▶ [PROBLEM DETAILS]
Find all lines in the listing that include the word "React", then copy them.

▶ [PROVIDED RECORDS]
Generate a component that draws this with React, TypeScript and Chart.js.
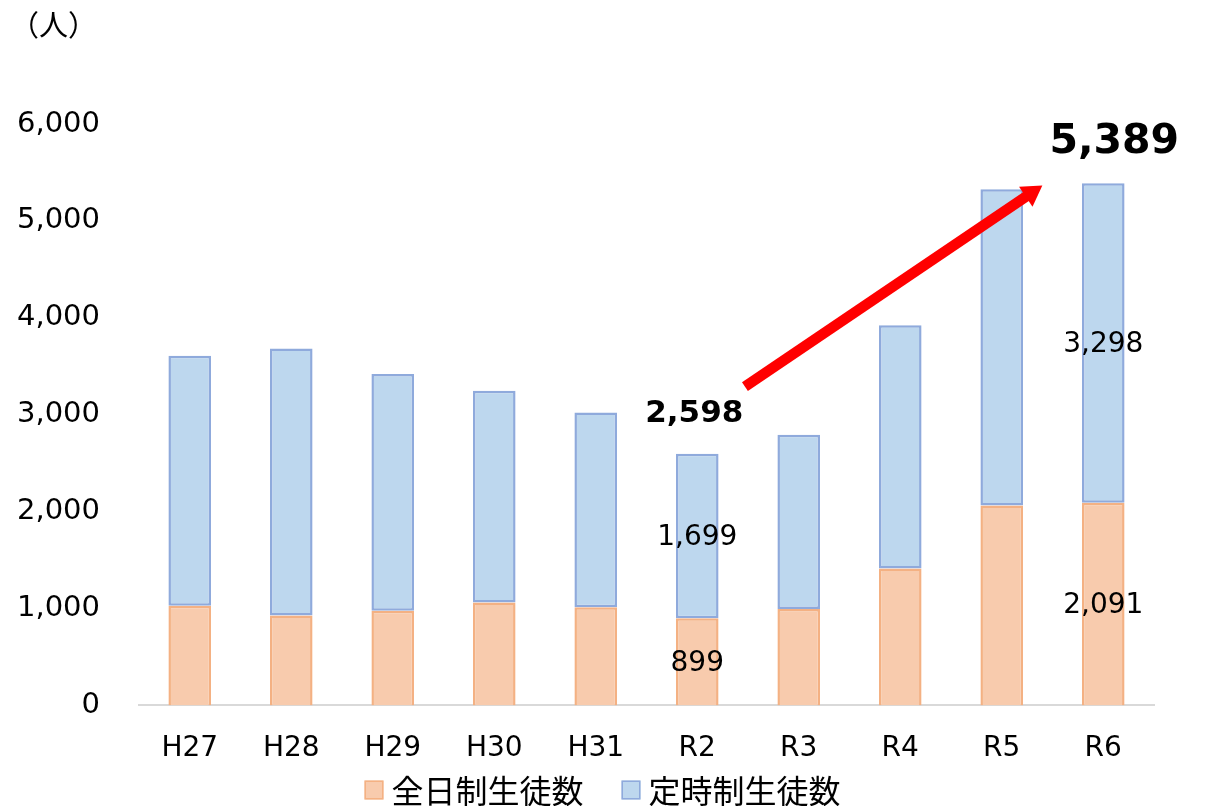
import React, { useEffect, useRef } from "react";
import { Chart, registerables } from "chart.js";

Chart.register(...registerables);

const categories = ["H27", "H28", "H29", "H30", "H31", "R2", "R3", "R4", "R5", "R6"];
const fullTimeStudents = [1029, 927, 978, 1063, 1012, 899, 995, 1413, 2064, 2091];
const partTimeStudents = [2579, 2756, 2442, 2185, 2011, 1699, 1798, 2510, 3262, 3298];
const seriesNames = ["全日制生徒数", "定時制生徒数"];
const yTicks = [0, 1000, 2000, 3000, 4000, 5000, 6000];
const labeledIndices = [5, 9];
const unitLabel = "（人）";
// arrow annotation in data units: [category index, value]
const arrowFrom = [5.47, 3290];
const arrowTo = [8.4, 5365];

const NUM_FONT = "'DejaVu Sans', 'Noto Sans CJK JP', sans-serif";
const JP_FONT = "'Noto Sans CJK JP', 'DejaVu Sans', sans-serif";
const COLORS = {
  fullFill: "#F8CBAD",
  fullBorder: "#F4B183",
  partFill: "#BDD7EE",
  partBorder: "#8FAADC",
  axis: "#D9D9D9",
  arrow: "#FF0000",
  text: "#000000",
};

const fmt = (v: number) => v.toLocaleString("en-US");

const overlayPlugin = {
  id: "overlay",
  afterDatasetsDraw(chart: any) {
    const { ctx, scales } = chart;
    const xs = scales.x;
    const ys = scales.y;
    ctx.save();

    // unit label
    ctx.fillStyle = COLORS.text;
    ctx.font = `29px ${JP_FONT}`;
    ctx.textAlign = "left";
    ctx.textBaseline = "middle";
    ctx.fillText(unitLabel, 10, 25);

    // segment labels and totals
    const metaFull = chart.getDatasetMeta(0);
    const metaPart = chart.getDatasetMeta(1);
    labeledIndices.forEach((i, k) => {
      const ef = metaFull.data[i];
      const ep = metaPart.data[i];
      ctx.font = `28px ${NUM_FONT}`;
      ctx.textAlign = "center";
      ctx.textBaseline = "middle";
      ctx.fillStyle = COLORS.text;
      ctx.fillText(fmt(fullTimeStudents[i]), ef.x, (ef.y + ef.base) / 2 + 2);
      ctx.fillText(fmt(partTimeStudents[i]), ep.x, (ep.y + ep.base) / 2 + 2);
      const total = fullTimeStudents[i] + partTimeStudents[i];
      const big = k === labeledIndices.length - 1;
      ctx.font = `bold ${big ? 41 : 31}px ${NUM_FONT}`;
      ctx.fillText(fmt(total), ep.x + (big ? 11 : -3), ep.y - (big ? 41 : 40));
    });

    // arrow
    const x1 = xs.getPixelForValue(arrowFrom[0]);
    const y1 = ys.getPixelForValue(arrowFrom[1]);
    const x2 = xs.getPixelForValue(arrowTo[0]);
    const y2 = ys.getPixelForValue(arrowTo[1]);
    const ang = Math.atan2(y2 - y1, x2 - x1);
    const headLen = 20;
    const headHalf = 12;
    const bx = x2 - headLen * Math.cos(ang);
    const by = y2 - headLen * Math.sin(ang);
    ctx.strokeStyle = COLORS.arrow;
    ctx.fillStyle = COLORS.arrow;
    ctx.lineWidth = 10.5;
    ctx.lineCap = "butt";
    ctx.beginPath();
    ctx.moveTo(x1, y1);
    ctx.lineTo(bx + Math.cos(ang) * 2, by + Math.sin(ang) * 2);
    ctx.stroke();
    ctx.beginPath();
    ctx.moveTo(x2, y2);
    ctx.lineTo(bx + headHalf * Math.sin(ang), by - headHalf * Math.cos(ang));
    ctx.lineTo(bx - headHalf * Math.sin(ang), by + headHalf * Math.cos(ang));
    ctx.closePath();
    ctx.fill();

    // legend
    ctx.font = `32px ${JP_FONT}`;
    ctx.textAlign = "left";
    ctx.textBaseline = "middle";
    const box = 19;
    const gap = 8;
    const spacing = 38;
    const widths = seriesNames.map((n) => ctx.measureText(n).width);
    const total = widths.reduce((a, w) => a + box + gap + w, 0) + spacing * (seriesNames.length - 1);
    let lx = chart.width / 2 - total / 2 - 3;
    const ly = 790;
    const fills = [COLORS.fullFill, COLORS.partFill];
    const borders = [COLORS.fullBorder, COLORS.partBorder];
    seriesNames.forEach((n, i) => {
      ctx.fillStyle = fills[i];
      ctx.fillRect(lx, ly - box / 2, box, box);
      ctx.strokeStyle = borders[i];
      ctx.lineWidth = 1.5;
      ctx.strokeRect(lx + 0.75, ly - box / 2 + 0.75, box - 1.5, box - 1.5);
      ctx.fillStyle = COLORS.text;
      ctx.fillText(n, lx + box + gap, ly + 1);
      lx += box + gap + widths[i] + spacing;
    });
    ctx.restore();
  },
};

export default function App() {
  const ref = useRef<HTMLCanvasElement | null>(null);
  useEffect(() => {
    if (!ref.current) return;
    const chart = new Chart(ref.current, {
      type: "bar",
      data: {
        labels: categories,
        datasets: [
          {
            label: seriesNames[0],
            data: fullTimeStudents,
            backgroundColor: COLORS.fullFill,
            borderColor: COLORS.fullBorder,
            borderWidth: 2.5,
            borderSkipped: "start",
            barPercentage: 0.42,
            categoryPercentage: 1,
          },
          {
            label: seriesNames[1],
            data: partTimeStudents,
            backgroundColor: COLORS.partFill,
            borderColor: COLORS.partBorder,
            borderWidth: 2.5,
            borderSkipped: false,
            barPercentage: 0.42,
            categoryPercentage: 1,
          },
        ],
      },
      options: {
        animation: false,
        responsive: false,
        layout: { padding: { top: 124, right: 57, bottom: 13, left: 0 } },
        plugins: { legend: { display: false }, tooltip: { enabled: false } },
        scales: {
          x: {
            stacked: true,
            grid: { display: false, drawTicks: false },
            border: { display: true, color: COLORS.axis, width: 2 },
            ticks: { font: { family: NUM_FONT, size: 28 }, color: COLORS.text, padding: 27 },
          },
          y: {
            stacked: true,
            min: 0,
            max: 6000,
            grid: { display: false, drawTicks: false },
            border: { display: false },
            afterBuildTicks: (scale: any) => {
              scale.ticks = yTicks.map((v) => ({ value: v }));
            },
            afterFit: (scale: any) => {
              scale.width = 139;
            },
            ticks: {
              font: { family: NUM_FONT, size: 29 },
              color: COLORS.text,
              padding: 39,
              callback: (v: any) => fmt(Number(v)),
            },
          },
        },
      },
      plugins: [overlayPlugin],
    });
    return () => chart.destroy();
  }, []);
  return (
    <div style={{ position: "absolute", left: 0, top: 0, width: 1211, height: 806, background: "#fff" }}>
      <canvas ref={ref} width={1211} height={806} style={{ display: "block" }} />
    </div>
  );
}
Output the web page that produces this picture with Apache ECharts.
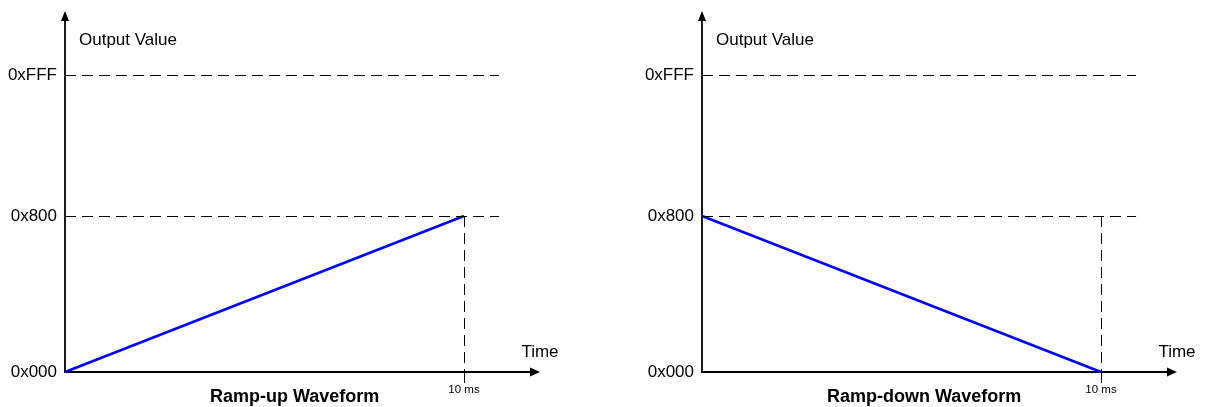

▶ [CORRECT RESULT]
Generate a component that draws this with React, TypeScript and Chart.js.
import React, { useEffect, useRef } from "react";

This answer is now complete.